The data below should be printed in full, exactly, and without any of its images.

**Data shown**:

══════

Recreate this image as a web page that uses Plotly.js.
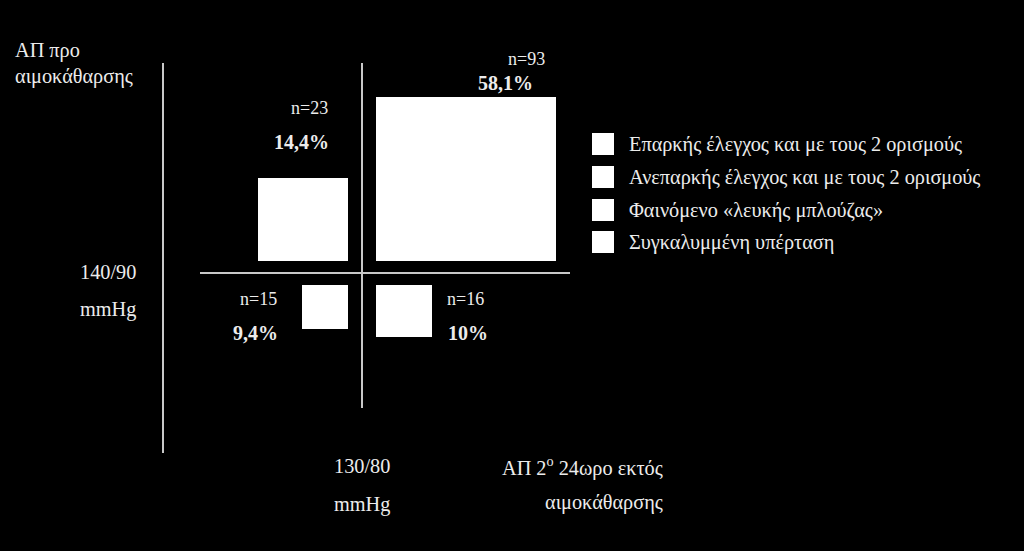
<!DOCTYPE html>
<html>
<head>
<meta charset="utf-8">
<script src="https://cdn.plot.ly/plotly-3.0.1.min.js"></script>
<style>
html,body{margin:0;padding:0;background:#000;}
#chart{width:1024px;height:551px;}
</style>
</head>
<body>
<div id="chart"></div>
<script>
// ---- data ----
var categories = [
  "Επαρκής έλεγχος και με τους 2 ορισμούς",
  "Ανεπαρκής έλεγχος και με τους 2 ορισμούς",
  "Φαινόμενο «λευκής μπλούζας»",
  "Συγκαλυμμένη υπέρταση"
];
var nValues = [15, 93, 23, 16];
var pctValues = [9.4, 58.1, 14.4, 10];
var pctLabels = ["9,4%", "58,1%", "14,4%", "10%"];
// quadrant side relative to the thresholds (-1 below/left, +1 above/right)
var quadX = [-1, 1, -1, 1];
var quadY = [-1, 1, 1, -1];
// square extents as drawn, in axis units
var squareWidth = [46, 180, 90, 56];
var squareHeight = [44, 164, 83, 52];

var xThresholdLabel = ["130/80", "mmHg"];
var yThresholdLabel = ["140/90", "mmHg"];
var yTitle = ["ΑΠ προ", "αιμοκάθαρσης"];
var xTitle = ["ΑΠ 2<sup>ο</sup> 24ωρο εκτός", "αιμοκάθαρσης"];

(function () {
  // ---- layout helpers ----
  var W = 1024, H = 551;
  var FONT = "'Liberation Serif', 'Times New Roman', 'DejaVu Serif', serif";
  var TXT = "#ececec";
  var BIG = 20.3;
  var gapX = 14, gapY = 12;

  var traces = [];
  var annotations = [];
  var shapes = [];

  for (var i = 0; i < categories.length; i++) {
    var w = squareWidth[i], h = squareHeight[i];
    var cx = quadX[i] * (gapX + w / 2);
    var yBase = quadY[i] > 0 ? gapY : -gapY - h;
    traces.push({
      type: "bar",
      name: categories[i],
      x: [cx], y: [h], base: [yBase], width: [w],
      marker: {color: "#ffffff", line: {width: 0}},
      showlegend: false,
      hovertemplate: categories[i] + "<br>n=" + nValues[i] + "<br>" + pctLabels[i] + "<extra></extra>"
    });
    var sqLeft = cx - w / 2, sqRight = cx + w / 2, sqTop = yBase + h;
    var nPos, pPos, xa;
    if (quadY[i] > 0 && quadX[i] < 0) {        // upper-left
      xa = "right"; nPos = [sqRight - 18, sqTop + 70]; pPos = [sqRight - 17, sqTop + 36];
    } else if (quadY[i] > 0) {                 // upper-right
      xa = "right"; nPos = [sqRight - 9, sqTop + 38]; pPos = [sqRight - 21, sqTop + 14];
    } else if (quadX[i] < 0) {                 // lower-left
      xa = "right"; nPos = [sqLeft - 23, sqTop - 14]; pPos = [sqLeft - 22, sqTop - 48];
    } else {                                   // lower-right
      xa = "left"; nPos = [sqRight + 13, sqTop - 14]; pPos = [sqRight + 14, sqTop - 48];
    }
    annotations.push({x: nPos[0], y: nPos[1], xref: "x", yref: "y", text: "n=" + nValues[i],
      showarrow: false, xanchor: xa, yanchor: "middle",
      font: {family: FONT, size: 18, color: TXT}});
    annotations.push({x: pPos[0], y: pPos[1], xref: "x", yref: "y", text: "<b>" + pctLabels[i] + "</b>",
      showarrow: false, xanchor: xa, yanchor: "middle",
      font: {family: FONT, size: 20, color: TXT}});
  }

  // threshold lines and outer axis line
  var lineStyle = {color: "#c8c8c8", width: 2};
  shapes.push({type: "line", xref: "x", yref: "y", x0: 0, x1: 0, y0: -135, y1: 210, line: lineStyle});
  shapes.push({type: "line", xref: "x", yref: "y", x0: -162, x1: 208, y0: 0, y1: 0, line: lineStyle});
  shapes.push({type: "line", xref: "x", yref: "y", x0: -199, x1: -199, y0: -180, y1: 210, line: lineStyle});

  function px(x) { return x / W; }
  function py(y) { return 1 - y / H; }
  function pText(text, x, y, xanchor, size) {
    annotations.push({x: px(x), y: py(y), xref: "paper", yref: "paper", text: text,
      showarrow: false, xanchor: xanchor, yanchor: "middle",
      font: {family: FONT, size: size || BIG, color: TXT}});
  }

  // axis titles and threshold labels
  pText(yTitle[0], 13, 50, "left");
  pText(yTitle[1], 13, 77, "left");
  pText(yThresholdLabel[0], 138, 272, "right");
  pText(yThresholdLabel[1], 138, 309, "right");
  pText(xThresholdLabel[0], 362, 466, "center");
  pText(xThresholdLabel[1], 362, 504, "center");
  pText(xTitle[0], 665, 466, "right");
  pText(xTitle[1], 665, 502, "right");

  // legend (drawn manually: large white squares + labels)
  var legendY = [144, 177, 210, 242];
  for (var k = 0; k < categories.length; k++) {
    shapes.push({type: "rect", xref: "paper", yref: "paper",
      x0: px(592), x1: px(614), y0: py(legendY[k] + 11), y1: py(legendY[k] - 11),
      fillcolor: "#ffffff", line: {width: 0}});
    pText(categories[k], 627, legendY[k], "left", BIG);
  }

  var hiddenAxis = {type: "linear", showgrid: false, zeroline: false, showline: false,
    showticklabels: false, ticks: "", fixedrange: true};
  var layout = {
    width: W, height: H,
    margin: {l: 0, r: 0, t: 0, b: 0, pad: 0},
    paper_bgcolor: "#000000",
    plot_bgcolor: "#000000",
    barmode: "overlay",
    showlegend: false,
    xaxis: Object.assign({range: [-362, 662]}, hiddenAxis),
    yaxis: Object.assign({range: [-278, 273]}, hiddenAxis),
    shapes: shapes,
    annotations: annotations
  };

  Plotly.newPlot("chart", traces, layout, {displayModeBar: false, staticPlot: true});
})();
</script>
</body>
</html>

══════

**Solution for this task**:
Recreate this image as a web page that uses Plotly.js.
<!DOCTYPE html>
<html>
<head>
<meta charset="utf-8">
<script src="https://cdn.plot.ly/plotly-3.0.1.min.js"></script>
<style>
html,body{margin:0;padding:0;background:#000;}
#chart{width:1024px;height:551px;}
</style>
</head>
<body>
<div id="chart"></div>
<script>
// ---- data ----
var categories = [
  "Επαρκής έλεγχος και με τους 2 ορισμούς",
  "Ανεπαρκής έλεγχος και με τους 2 ορισμούς",
  "Φαινόμενο «λευκής μπλούζας»",
  "Συγκαλυμμένη υπέρταση"
];
var nValues = [15, 93, 23, 16];
var pctValues = [9.4, 58.1, 14.4, 10];
var pctLabels = ["9,4%", "58,1%", "14,4%", "10%"];
// quadrant side relative to the thresholds (-1 below/left, +1 above/right)
var quadX = [-1, 1, -1, 1];
var quadY = [-1, 1, 1, -1];
// square extents as drawn, in axis units
var squareWidth = [46, 180, 90, 56];
var squareHeight = [44, 164, 83, 52];

var xThresholdLabel = ["130/80", "mmHg"];
var yThresholdLabel = ["140/90", "mmHg"];
var yTitle = ["ΑΠ προ", "αιμοκάθαρσης"];
var xTitle = ["ΑΠ 2<sup>ο</sup> 24ωρο εκτός", "αιμοκάθαρσης"];

(function () {
  // ---- layout helpers ----
  var W = 1024, H = 551;
  var FONT = "'Liberation Serif', 'Times New Roman', 'DejaVu Serif', serif";
  var TXT = "#ececec";
  var BIG = 20.3;
  var gapX = 14, gapY = 12;

  var traces = [];
  var annotations = [];
  var shapes = [];

  for (var i = 0; i < categories.length; i++) {
    var w = squareWidth[i], h = squareHeight[i];
    var cx = quadX[i] * (gapX + w / 2);
    var yBase = quadY[i] > 0 ? gapY : -gapY - h;
    traces.push({
      type: "bar",
      name: categories[i],
      x: [cx], y: [h], base: [yBase], width: [w],
      marker: {color: "#ffffff", line: {width: 0}},
      showlegend: false,
      hovertemplate: categories[i] + "<br>n=" + nValues[i] + "<br>" + pctLabels[i] + "<extra></extra>"
    });
    var sqLeft = cx - w / 2, sqRight = cx + w / 2, sqTop = yBase + h;
    var nPos, pPos, xa;
    if (quadY[i] > 0 && quadX[i] < 0) {        // upper-left
      xa = "right"; nPos = [sqRight - 18, sqTop + 70]; pPos = [sqRight - 17, sqTop + 36];
    } else if (quadY[i] > 0) {                 // upper-right
      xa = "right"; nPos = [sqRight - 9, sqTop + 38]; pPos = [sqRight - 21, sqTop + 14];
    } else if (quadX[i] < 0) {                 // lower-left
      xa = "right"; nPos = [sqLeft - 23, sqTop - 14]; pPos = [sqLeft - 22, sqTop - 48];
    } else {                                   // lower-right
      xa = "left"; nPos = [sqRight + 13, sqTop - 14]; pPos = [sqRight + 14, sqTop - 48];
    }
    annotations.push({x: nPos[0], y: nPos[1], xref: "x", yref: "y", text: "n=" + nValues[i],
      showarrow: false, xanchor: xa, yanchor: "middle",
      font: {family: FONT, size: 18, color: TXT}});
    annotations.push({x: pPos[0], y: pPos[1], xref: "x", yref: "y", text: "<b>" + pctLabels[i] + "</b>",
      showarrow: false, xanchor: xa, yanchor: "middle",
      font: {family: FONT, size: 20, color: TXT}});
  }

  // threshold lines and outer axis line
  var lineStyle = {color: "#c8c8c8", width: 2};
  shapes.push({type: "line", xref: "x", yref: "y", x0: 0, x1: 0, y0: -135, y1: 210, line: lineStyle});
  shapes.push({type: "line", xref: "x", yref: "y", x0: -162, x1: 208, y0: 0, y1: 0, line: lineStyle});
  shapes.push({type: "line", xref: "x", yref: "y", x0: -199, x1: -199, y0: -180, y1: 210, line: lineStyle});

  function px(x) { return x / W; }
  function py(y) { return 1 - y / H; }
  function pText(text, x, y, xanchor, size) {
    annotations.push({x: px(x), y: py(y), xref: "paper", yref: "paper", text: text,
      showarrow: false, xanchor: xanchor, yanchor: "middle",
      font: {family: FONT, size: size || BIG, color: TXT}});
  }

  // axis titles and threshold labels
  pText(yTitle[0], 13, 50, "left");
  pText(yTitle[1], 13, 77, "left");
  pText(yThresholdLabel[0], 138, 272, "right");
  pText(yThresholdLabel[1], 138, 309, "right");
  pText(xThresholdLabel[0], 362, 466, "center");
  pText(xThresholdLabel[1], 362, 504, "center");
  pText(xTitle[0], 665, 466, "right");
  pText(xTitle[1], 665, 502, "right");

  // legend (drawn manually: large white squares + labels)
  var legendY = [144, 177, 210, 242];
  for (var k = 0; k < categories.length; k++) {
    shapes.push({type: "rect", xref: "paper", yref: "paper",
      x0: px(592), x1: px(614), y0: py(legendY[k] + 11), y1: py(legendY[k] - 11),
      fillcolor: "#ffffff", line: {width: 0}});
    pText(categories[k], 627, legendY[k], "left", BIG);
  }

  var hiddenAxis = {type: "linear", showgrid: false, zeroline: false, showline: false,
    showticklabels: false, ticks: "", fixedrange: true};
  var layout = {
    width: W, height: H,
    margin: {l: 0, r: 0, t: 0, b: 0, pad: 0},
    paper_bgcolor: "#000000",
    plot_bgcolor: "#000000",
    barmode: "overlay",
    showlegend: false,
    xaxis: Object.assign({range: [-362, 662]}, hiddenAxis),
    yaxis: Object.assign({range: [-278, 273]}, hiddenAxis),
    shapes: shapes,
    annotations: annotations
  };

  Plotly.newPlot("chart", traces, layout, {displayModeBar: false, staticPlot: true});
})();
</script>
</body>
</html>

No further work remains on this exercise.